There are some 18 egg products factories in China with an estimated capacity of some 200,000 tonnes a year. Eight of these produce egg powder, while those situated near large urban centres concentrate on producing fresh liquid egg. Pasteurised whole egg accounts for around 45 per cent, with 55 per cent being separated yolks and whites.
In the dried egg sector in China, about half the powder is marketed as whole egg, the remainder being accounted for by separated products. However, in addition to these commercial processing operations there are a large number of food industry companies that have their own in-house egg processing facilities.
Uptake in India according to the IEC has risen from 51 eggs per person in 2009 to 63 in 2013. Even at an average egg weight of 55g, these figures point to a much higher level of consumption than the FAO data, again underlining the need to look at the trends in the different series rather than the absolute levels.
There used to be five egg product plants in India but today, there are only three and these have a combined capability of producing some 10,000 tonnes of egg powder a year, most of which is exported.
Consumption in Japan is put at 329 eggs per person in 2013. Here, almost half of the eggs are eaten as egg products when expressed in shell egg equivalent. Although there some 65 egg product plants in Japan, they cannot satisfy the domestic demand. Hence, in 2013, Japan imported some 16,000 tonnes of egg powder and 9,000 tonnes of liquid egg products.
For Turkey, egg uptake has climbed to 187 eggs per person. However, in sharp contrast to Japan, only eight eggs or four per cent of the total are eaten as products.
Some half a dozen processing plants have a combined output of 40,000 tonnes of egg products, expressed a shell egg equivalent. However, as in China, there are also many bakery and confectionery manufacturers who break their own egg requirements in-house.
After a setback in 2011, due to a shortage of supplies following outbreaks of avian influenza when consumption fell to 155 eggs per person in Iran, uptake has since recovered to reach a record 193 eggs in 2013, of which 31 (16 per cent) were considered to have been eaten in product forms.

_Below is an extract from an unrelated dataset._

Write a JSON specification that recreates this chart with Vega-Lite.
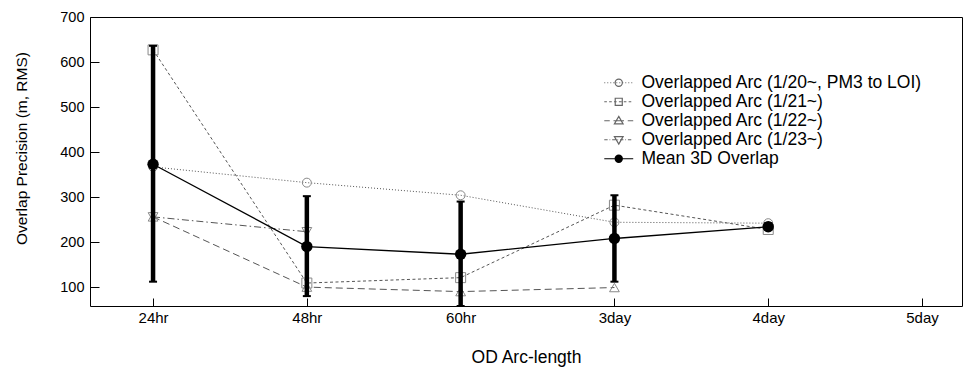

There are fewer than 10 egg processing plants producing some 36,500 tonnes of products a year as shell egg equivalent.
Malaysians are among the biggest egg eaters in Asia and according to the IEC, uptake in Malaysia has risen from around 320 eggs per person in 2011 to almost 332 eggs in 2013, just 2.5 per cent of which are not consumed in shell.
This country has three processing plants producing some 12,500 tonnes of products a year, which supply Singapore with most of its local requirements for pasteurised liquid egg products.

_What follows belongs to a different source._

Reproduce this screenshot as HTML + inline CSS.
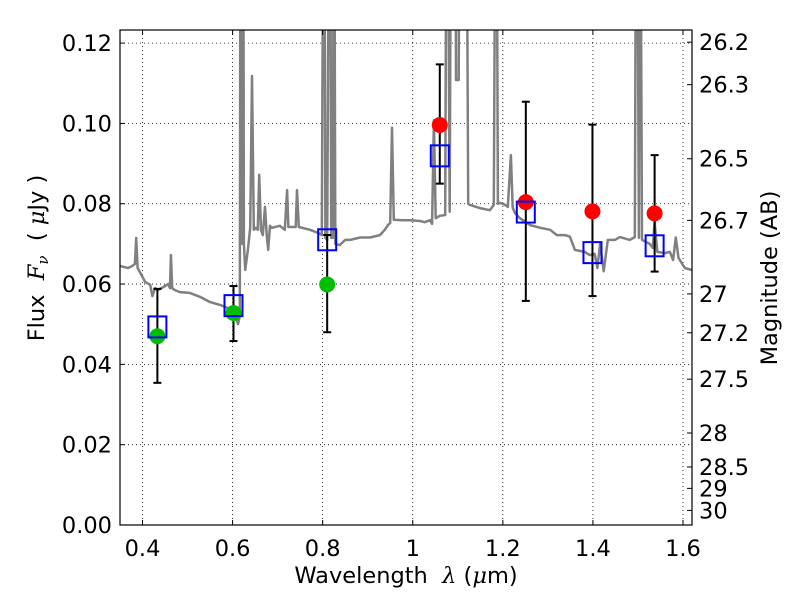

Of the 40 or so million tonnes of eggs produced throughout Asia, it is estimated that some 150 liquid egg processing plants - of which 24 are capable of producing dried product - with a maximum capacity of more than one million tonnes. However, actual output is likely to be considerably less than this.
The egg products industry has grown rapidly in the past decade or so with mainland China, Korea and Taiwan in particular building new plants. As eggs are a popular ingredient in much of the region’s diet, there is enormous potential for growth in the egg products sector.

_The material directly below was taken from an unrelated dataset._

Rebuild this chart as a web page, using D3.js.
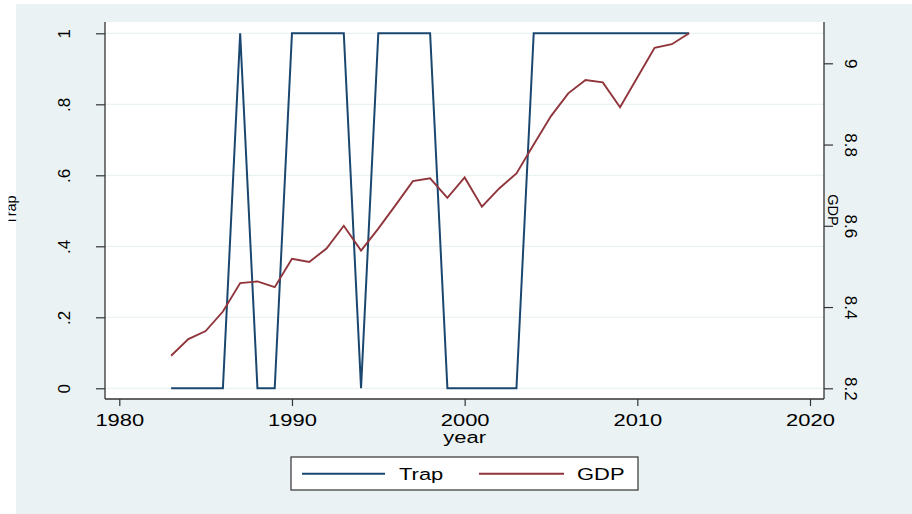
<!DOCTYPE html>
<html lang="en">
<head>
<meta charset="UTF-8">
<script src="https://d3js.org/d3.v7.min.js"></script>
<style>
  body { margin: 0; background: #fff; }
  svg { display: block; font-family: "Liberation Sans", Arial, sans-serif; }
  .tick text { fill: #000; }
</style>
</head>
<body>
<div id="chart"></div>
<script>
// data
const years = [1983, 1984, 1985, 1986, 1987, 1988, 1989, 1990, 1991, 1992,
               1993, 1994, 1995, 1996, 1997, 1998, 1999, 2000, 2001, 2002,
               2003, 2004, 2005, 2006, 2007, 2008, 2009, 2010, 2011, 2012, 2013];
const trap = [0, 0, 0, 0, 1, 0, 0, 1, 1, 1,
              1, 0, 1, 1, 1, 1, 0, 0, 0, 0,
              0, 1, 1, 1, 1, 1, 1, 1, 1, 1, 1];
const gdp = [8.280, 8.321, 8.341, 8.389, 8.459, 8.463, 8.449, 8.519, 8.511, 8.544,
             8.600, 8.539, 8.593, 8.651, 8.710, 8.717, 8.669, 8.719, 8.647, 8.692,
             8.729, 8.800, 8.870, 8.926, 8.959, 8.953, 8.892, 8.965, 9.038, 9.047, 9.074];
const xTicks = [1980, 1990, 2000, 2010, 2020];
const trapTicks = [0, 0.2, 0.4, 0.6, 0.8, 1];
const trapLabels = ["0", ".2", ".4", ".6", ".8", "1"];
const gdpTicks = [8.2, 8.4, 8.6, 8.8, 9];
const gdpLabels = ["8.2", "8.4", "8.6", "8.8", "9"];

const W = 912, H = 514;
const plot = { left: 105, right: 824, top: 22, bottom: 399 };
const navy = "#1a476f", maroon = "#90353b", bg = "#eaf2f3";
const sx = 1.33; // horizontal text is drawn wide in the original

const svg = d3.select("#chart").append("svg")
    .attr("width", W).attr("height", H);

// outer background + plot region
svg.append("rect").attr("x", 16).attr("y", 4).attr("width", W - 16).attr("height", H - 4).attr("fill", bg);
svg.append("rect").attr("x", plot.left).attr("y", plot.top)
    .attr("width", plot.right - plot.left).attr("height", plot.bottom - plot.top).attr("fill", "#fff");

const x = d3.scaleLinear().domain([1980, 2020]).range([119.3, 810]);
const yTrap = d3.scaleLinear().domain([0, 1]).range([388.3, 33.3]);
const yGdp = d3.scaleLinear().domain([8.2, 9]).range([388.3, 63.3]);

// grid lines
svg.append("g").selectAll("line").data(trapTicks).enter().append("line")
    .attr("x1", plot.left).attr("x2", plot.right)
    .attr("y1", d => yTrap(d)).attr("y2", d => yTrap(d))
    .attr("stroke", bg).attr("stroke-width", 1.3);

// left axis
const gl = svg.append("g").attr("transform", "translate(" + plot.left + ",0)")
    .call(d3.axisLeft(yTrap).tickValues(trapTicks).tickSize(9).tickSizeOuter(0)
        .tickFormat((d, i) => trapLabels[i]));
gl.select(".domain").remove();
gl.selectAll(".tick line").attr("stroke", "#333").attr("stroke-width", 1.2);
gl.selectAll(".tick text")
    .attr("x", null).attr("dy", null)
    .attr("text-anchor", "middle")
    .attr("font-size", 17)
    .attr("transform", "translate(-35.5,0) rotate(-90)");

// right axis
const gr = svg.append("g").attr("transform", "translate(" + plot.right + ",0)")
    .call(d3.axisRight(yGdp).tickValues(gdpTicks).tickSize(9).tickSizeOuter(0)
        .tickFormat((d, i) => gdpLabels[i]));
gr.select(".domain").remove();
gr.selectAll(".tick line").attr("stroke", "#333").attr("stroke-width", 1.2);
gr.selectAll(".tick text")
    .attr("x", null).attr("dy", null)
    .attr("text-anchor", "middle")
    .attr("font-size", 17)
    .attr("transform", "translate(21,0) rotate(90)");

// bottom axis
const gb = svg.append("g").attr("transform", "translate(0," + plot.bottom + ")")
    .call(d3.axisBottom(x).tickValues(xTicks).tickSize(7).tickSizeOuter(0)
        .tickFormat(d3.format("d")));
gb.select(".domain").remove();
gb.selectAll(".tick line").attr("stroke", "#333").attr("stroke-width", 1.2);
gb.selectAll(".tick text")
    .attr("y", null).attr("dy", null)
    .attr("font-size", 16.5)
    .attr("transform", "translate(0,27) scale(" + sx + ",1)");

// axis lines
const axisLines = [
    [plot.left, plot.top, plot.left, plot.bottom],
    [plot.right, plot.top, plot.right, plot.bottom],
    [plot.left, plot.bottom, plot.right, plot.bottom]
];
svg.append("g").selectAll("line").data(axisLines).enter().append("line")
    .attr("x1", d => d[0]).attr("y1", d => d[1]).attr("x2", d => d[2]).attr("y2", d => d[3])
    .attr("stroke", "#333").attr("stroke-width", 1.3);

// series
const trapLine = d3.line().x((d, i) => x(years[i])).y(d => yTrap(d));
const gdpLine = d3.line().x((d, i) => x(years[i])).y(d => yGdp(d));
svg.append("path").datum(trap).attr("d", trapLine)
    .attr("fill", "none").attr("stroke", navy).attr("stroke-width", 2);
svg.append("path").datum(gdp).attr("d", gdpLine)
    .attr("fill", "none").attr("stroke", maroon).attr("stroke-width", 1.9);

// axis titles (left one is cut off at the image edge in the original)
svg.append("defs").append("clipPath").attr("id", "leftclip")
    .append("rect").attr("x", 8.5).attr("y", 0).attr("width", 100).attr("height", H);
svg.append("g").attr("clip-path", "url(#leftclip)")
  .append("text")
    .attr("transform", "translate(16,210) rotate(-90)")
    .attr("text-anchor", "middle").attr("font-size", 14.5).text("Trap");
svg.append("text")
    .attr("transform", "translate(828,210) rotate(90)")
    .attr("text-anchor", "middle").attr("font-size", 14.5).text("GDP");
svg.append("text")
    .attr("transform", "translate(" + x(2000) + ",443) scale(" + sx + ",1)")
    .attr("text-anchor", "middle").attr("font-size", 16.5).text("year");

// legend
const legend = svg.append("g");
legend.append("rect").attr("x", 291).attr("y", 457).attr("width", 347).attr("height", 33)
    .attr("fill", "#fff").attr("stroke", "#333").attr("stroke-width", 1.2);
const legendItems = [
    { name: "Trap", color: navy, x0: 302, x1: 385, tx: 399 },
    { name: "GDP", color: maroon, x0: 479, x1: 564, tx: 577 }
];
legendItems.forEach(d => {
    legend.append("line").attr("x1", d.x0).attr("x2", d.x1).attr("y1", 473.7).attr("y2", 473.7)
        .attr("stroke", d.color).attr("stroke-width", 2);
    legend.append("text").attr("transform", "translate(" + d.tx + ",479.5) scale(" + sx + ",1)")
        .attr("font-size", 16.5).text(d.name);
});
</script>
</body>
</html>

Urbanisation is creating great opportunities for work and wealth. Asian cities are expanding by 44 million people each year and according to Morten Ernst, Managing Director Sanovo Asia Pacific, some 525 million people in Asia can be considered to be middle class which is more than the total population of North America.
He says: “Economic improvement will bring unprecedented prosperity in Asia, though urbanisation will continue to be the main driver of rising incomes.”